In spite of a swooning market, the home-improvement sector hammered out some great news last week, as both Home Depot (NYSE: HD) and Lowe's (NYSE: LOW) announced positive earnings and raised their outlooks for the remainder of 2010. Both companies enjoyed top-line growth and improvement in same-store sales, as traffic increased and customers loosened their purse strings for the kind of big-ticket items that they'd recently been satisfied just to repair.

Might this be a bellwether for the overall economy? Motley Fool Inside Value analyst Jason Moser won't go that far, but he says investors should pay attention to a bill moving through Congress. The Home Star Energy Retrofit Act, better known as "Cash for Caulkers," is a $5.7 billion federal program that offers individual homeowners tax incentives for energy-efficient home renovations over the next two years.

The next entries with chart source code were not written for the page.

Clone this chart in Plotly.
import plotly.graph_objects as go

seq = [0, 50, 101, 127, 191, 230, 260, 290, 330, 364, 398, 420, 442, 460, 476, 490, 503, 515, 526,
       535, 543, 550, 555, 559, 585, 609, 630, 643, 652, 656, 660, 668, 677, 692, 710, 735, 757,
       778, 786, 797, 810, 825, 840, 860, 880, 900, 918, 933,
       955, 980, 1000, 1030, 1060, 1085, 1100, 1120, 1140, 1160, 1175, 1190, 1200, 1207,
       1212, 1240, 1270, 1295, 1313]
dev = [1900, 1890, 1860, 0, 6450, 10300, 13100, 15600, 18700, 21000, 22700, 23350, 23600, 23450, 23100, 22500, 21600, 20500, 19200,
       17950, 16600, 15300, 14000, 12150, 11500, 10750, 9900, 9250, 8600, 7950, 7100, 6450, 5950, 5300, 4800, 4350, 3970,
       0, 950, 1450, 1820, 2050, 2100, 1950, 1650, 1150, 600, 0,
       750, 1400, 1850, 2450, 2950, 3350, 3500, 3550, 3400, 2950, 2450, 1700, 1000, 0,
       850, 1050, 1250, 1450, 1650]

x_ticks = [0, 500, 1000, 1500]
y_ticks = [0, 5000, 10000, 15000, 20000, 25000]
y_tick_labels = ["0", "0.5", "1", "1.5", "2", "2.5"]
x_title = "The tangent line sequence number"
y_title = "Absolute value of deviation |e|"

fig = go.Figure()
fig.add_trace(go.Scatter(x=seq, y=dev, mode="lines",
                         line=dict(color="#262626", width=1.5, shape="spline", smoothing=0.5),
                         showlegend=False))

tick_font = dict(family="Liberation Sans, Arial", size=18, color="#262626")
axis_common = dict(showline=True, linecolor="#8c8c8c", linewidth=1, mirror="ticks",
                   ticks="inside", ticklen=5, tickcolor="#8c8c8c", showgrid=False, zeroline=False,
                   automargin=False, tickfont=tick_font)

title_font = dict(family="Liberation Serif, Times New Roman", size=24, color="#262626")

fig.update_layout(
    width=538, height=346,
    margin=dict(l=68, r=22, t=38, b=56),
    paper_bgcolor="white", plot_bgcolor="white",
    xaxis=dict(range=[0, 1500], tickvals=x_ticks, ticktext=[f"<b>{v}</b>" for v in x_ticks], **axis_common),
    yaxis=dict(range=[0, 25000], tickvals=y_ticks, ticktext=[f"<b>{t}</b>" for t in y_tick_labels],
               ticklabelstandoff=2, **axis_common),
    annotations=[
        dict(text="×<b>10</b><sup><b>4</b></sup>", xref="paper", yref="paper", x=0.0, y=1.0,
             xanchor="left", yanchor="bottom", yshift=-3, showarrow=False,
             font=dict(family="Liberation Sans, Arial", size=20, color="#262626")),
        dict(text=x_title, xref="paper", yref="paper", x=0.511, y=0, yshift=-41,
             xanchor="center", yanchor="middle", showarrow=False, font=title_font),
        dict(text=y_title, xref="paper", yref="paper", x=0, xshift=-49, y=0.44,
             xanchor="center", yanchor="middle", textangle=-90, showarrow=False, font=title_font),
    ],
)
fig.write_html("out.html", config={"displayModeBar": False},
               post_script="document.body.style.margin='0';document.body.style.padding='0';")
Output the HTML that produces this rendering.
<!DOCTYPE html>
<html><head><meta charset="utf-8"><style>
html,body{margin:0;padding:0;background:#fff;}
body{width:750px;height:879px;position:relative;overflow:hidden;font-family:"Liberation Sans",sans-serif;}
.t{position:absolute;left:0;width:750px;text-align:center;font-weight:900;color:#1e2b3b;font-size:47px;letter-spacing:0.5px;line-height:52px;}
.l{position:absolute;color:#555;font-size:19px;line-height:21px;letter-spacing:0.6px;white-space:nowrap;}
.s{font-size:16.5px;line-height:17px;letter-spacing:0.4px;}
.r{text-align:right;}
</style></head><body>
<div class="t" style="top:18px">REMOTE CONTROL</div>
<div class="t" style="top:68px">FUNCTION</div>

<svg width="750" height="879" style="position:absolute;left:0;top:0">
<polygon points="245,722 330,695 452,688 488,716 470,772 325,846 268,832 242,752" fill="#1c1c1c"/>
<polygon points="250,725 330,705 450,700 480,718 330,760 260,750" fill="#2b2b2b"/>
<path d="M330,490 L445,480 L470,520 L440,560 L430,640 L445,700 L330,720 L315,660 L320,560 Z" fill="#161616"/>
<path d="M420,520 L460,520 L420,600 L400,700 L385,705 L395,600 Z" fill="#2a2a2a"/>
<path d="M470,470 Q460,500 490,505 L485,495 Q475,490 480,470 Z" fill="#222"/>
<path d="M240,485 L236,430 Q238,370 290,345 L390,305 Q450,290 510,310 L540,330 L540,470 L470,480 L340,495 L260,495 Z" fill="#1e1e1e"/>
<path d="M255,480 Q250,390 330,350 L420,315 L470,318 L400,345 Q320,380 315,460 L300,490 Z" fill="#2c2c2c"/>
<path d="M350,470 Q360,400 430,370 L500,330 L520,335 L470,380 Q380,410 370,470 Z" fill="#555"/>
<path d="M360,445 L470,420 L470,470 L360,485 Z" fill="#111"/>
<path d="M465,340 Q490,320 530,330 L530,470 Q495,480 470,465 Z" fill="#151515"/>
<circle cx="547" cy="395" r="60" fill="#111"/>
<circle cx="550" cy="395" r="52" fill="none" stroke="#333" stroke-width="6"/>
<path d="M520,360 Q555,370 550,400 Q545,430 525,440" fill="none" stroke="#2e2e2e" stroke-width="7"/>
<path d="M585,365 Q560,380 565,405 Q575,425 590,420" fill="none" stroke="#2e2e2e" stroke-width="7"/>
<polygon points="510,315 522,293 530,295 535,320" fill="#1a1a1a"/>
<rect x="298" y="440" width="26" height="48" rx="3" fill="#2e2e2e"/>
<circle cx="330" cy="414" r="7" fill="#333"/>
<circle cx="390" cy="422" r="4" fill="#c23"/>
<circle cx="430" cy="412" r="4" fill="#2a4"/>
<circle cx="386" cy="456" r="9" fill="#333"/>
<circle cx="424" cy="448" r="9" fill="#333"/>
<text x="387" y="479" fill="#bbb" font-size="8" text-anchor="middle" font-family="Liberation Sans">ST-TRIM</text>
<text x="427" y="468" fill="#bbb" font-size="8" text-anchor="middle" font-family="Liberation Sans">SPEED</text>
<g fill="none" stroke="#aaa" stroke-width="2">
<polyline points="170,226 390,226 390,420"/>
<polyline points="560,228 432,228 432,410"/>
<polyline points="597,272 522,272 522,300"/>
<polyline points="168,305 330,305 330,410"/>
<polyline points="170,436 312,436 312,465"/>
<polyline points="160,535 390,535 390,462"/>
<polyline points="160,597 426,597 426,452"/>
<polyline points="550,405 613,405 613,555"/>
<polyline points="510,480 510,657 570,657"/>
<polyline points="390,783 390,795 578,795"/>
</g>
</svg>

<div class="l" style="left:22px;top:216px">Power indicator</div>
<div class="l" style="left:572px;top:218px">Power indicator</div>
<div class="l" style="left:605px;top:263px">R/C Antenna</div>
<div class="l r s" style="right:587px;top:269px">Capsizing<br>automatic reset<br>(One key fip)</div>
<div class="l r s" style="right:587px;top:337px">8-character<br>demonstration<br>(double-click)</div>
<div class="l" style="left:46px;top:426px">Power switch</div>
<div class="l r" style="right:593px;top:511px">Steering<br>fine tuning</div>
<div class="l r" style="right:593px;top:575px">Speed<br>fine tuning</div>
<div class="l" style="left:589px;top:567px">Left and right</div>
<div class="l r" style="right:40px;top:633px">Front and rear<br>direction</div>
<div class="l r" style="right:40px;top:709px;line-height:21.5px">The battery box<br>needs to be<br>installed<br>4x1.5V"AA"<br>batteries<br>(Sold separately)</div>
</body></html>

Assuming it becomes law -- the House has approved it, and the Senate has yet to act -- "Cash for Caulkers" is bound to give the home-improvement sector a boost, at least temporarily. And that should mean more good news for investors in Lowe's and Home Depot. But watch that expiration date! One week after the similarly styled tax credit for new-home purchases came to an end, mortgage applications in the U.S. fell by 9.5% -- even as mortgage interest rates dropped below 5%.